- GOAL
Print the listing in its entirety and exactly, leaving out images.

- DATA EXCERPT
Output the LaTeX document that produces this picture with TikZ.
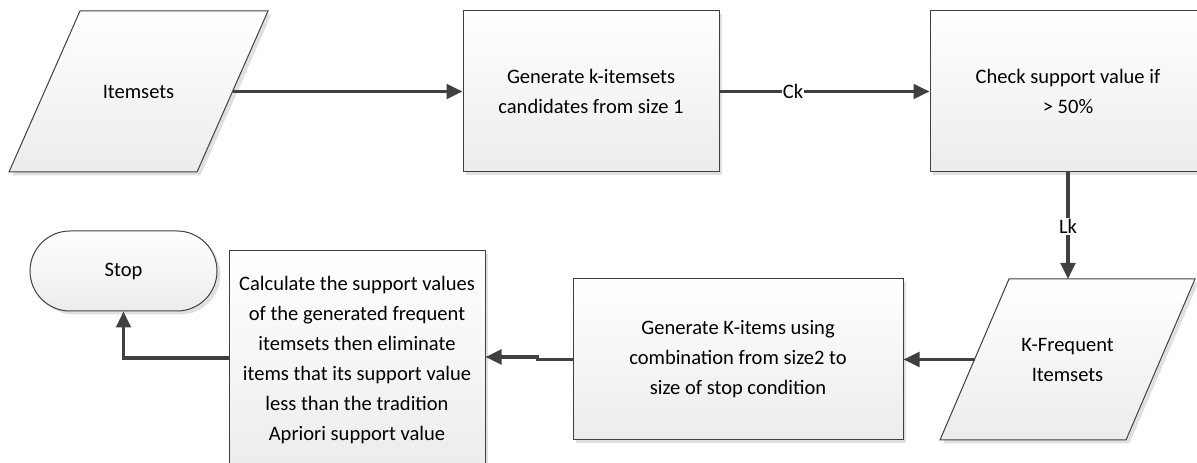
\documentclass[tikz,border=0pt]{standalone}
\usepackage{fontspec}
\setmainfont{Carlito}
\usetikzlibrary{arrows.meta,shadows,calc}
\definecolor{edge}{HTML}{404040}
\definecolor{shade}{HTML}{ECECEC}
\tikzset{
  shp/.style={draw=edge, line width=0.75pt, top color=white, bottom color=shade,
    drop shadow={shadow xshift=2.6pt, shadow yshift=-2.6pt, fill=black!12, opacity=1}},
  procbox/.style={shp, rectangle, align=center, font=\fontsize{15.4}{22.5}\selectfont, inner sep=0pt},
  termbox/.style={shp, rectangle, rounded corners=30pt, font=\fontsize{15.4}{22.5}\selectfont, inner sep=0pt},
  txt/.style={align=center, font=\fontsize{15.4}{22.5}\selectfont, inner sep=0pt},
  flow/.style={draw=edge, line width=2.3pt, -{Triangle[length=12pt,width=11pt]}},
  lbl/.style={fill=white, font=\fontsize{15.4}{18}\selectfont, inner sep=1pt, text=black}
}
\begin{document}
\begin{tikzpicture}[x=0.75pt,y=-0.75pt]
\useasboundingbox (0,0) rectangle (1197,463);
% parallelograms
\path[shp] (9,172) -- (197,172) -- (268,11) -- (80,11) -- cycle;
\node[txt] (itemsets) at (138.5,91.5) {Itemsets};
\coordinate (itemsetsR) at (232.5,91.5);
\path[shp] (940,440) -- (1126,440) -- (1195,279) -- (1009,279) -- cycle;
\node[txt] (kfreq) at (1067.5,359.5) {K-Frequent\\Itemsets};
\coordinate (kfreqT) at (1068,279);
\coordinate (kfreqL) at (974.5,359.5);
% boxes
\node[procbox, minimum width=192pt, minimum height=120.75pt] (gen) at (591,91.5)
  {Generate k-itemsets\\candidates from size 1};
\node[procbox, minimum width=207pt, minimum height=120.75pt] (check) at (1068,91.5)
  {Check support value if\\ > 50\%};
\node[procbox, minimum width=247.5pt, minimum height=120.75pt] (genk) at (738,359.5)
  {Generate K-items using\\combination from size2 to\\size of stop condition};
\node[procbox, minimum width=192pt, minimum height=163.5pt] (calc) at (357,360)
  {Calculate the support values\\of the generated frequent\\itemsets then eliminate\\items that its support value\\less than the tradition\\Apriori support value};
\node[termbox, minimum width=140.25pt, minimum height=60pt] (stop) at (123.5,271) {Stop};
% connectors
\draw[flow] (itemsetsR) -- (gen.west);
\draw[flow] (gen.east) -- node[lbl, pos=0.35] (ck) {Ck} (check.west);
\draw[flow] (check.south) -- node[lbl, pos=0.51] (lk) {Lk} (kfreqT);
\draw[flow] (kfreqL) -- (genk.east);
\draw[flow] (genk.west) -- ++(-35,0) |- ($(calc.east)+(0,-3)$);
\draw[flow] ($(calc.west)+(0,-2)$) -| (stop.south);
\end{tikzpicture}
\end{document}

- FINISHED ANSWER
Output the LaTeX document that produces this picture with TikZ.
\documentclass[tikz,border=0pt]{standalone}
\usepackage{fontspec}
\setmainfont{Carlito}
\usetikzlibrary{arrows.meta,shadows,calc}
\definecolor{edge}{HTML}{404040}
\definecolor{shade}{HTML}{ECECEC}
\tikzset{
  shp/.style={draw=edge, line width=0.75pt, top color=white, bottom color=shade,
    drop shadow={shadow xshift=2.6pt, shadow yshift=-2.6pt, fill=black!12, opacity=1}},
  procbox/.style={shp, rectangle, align=center, font=\fontsize{15.4}{22.5}\selectfont, inner sep=0pt},
  termbox/.style={shp, rectangle, rounded corners=30pt, font=\fontsize{15.4}{22.5}\selectfont, inner sep=0pt},
  txt/.style={align=center, font=\fontsize{15.4}{22.5}\selectfont, inner sep=0pt},
  flow/.style={draw=edge, line width=2.3pt, -{Triangle[length=12pt,width=11pt]}},
  lbl/.style={fill=white, font=\fontsize{15.4}{18}\selectfont, inner sep=1pt, text=black}
}
\begin{document}
\begin{tikzpicture}[x=0.75pt,y=-0.75pt]
\useasboundingbox (0,0) rectangle (1197,463);
% parallelograms
\path[shp] (9,172) -- (197,172) -- (268,11) -- (80,11) -- cycle;
\node[txt] (itemsets) at (138.5,91.5) {Itemsets};
\coordinate (itemsetsR) at (232.5,91.5);
\path[shp] (940,440) -- (1126,440) -- (1195,279) -- (1009,279) -- cycle;
\node[txt] (kfreq) at (1067.5,359.5) {K-Frequent\\Itemsets};
\coordinate (kfreqT) at (1068,279);
\coordinate (kfreqL) at (974.5,359.5);
% boxes
\node[procbox, minimum width=192pt, minimum height=120.75pt] (gen) at (591,91.5)
  {Generate k-itemsets\\candidates from size 1};
\node[procbox, minimum width=207pt, minimum height=120.75pt] (check) at (1068,91.5)
  {Check support value if\\ > 50\%};
\node[procbox, minimum width=247.5pt, minimum height=120.75pt] (genk) at (738,359.5)
  {Generate K-items using\\combination from size2 to\\size of stop condition};
\node[procbox, minimum width=192pt, minimum height=163.5pt] (calc) at (357,360)
  {Calculate the support values\\of the generated frequent\\itemsets then eliminate\\items that its support value\\less than the tradition\\Apriori support value};
\node[termbox, minimum width=140.25pt, minimum height=60pt] (stop) at (123.5,271) {Stop};
% connectors
\draw[flow] (itemsetsR) -- (gen.west);
\draw[flow] (gen.east) -- node[lbl, pos=0.35] (ck) {Ck} (check.west);
\draw[flow] (check.south) -- node[lbl, pos=0.51] (lk) {Lk} (kfreqT);
\draw[flow] (kfreqL) -- (genk.east);
\draw[flow] (genk.west) -- ++(-35,0) |- ($(calc.east)+(0,-3)$);
\draw[flow] ($(calc.west)+(0,-2)$) -| (stop.south);
\end{tikzpicture}
\end{document}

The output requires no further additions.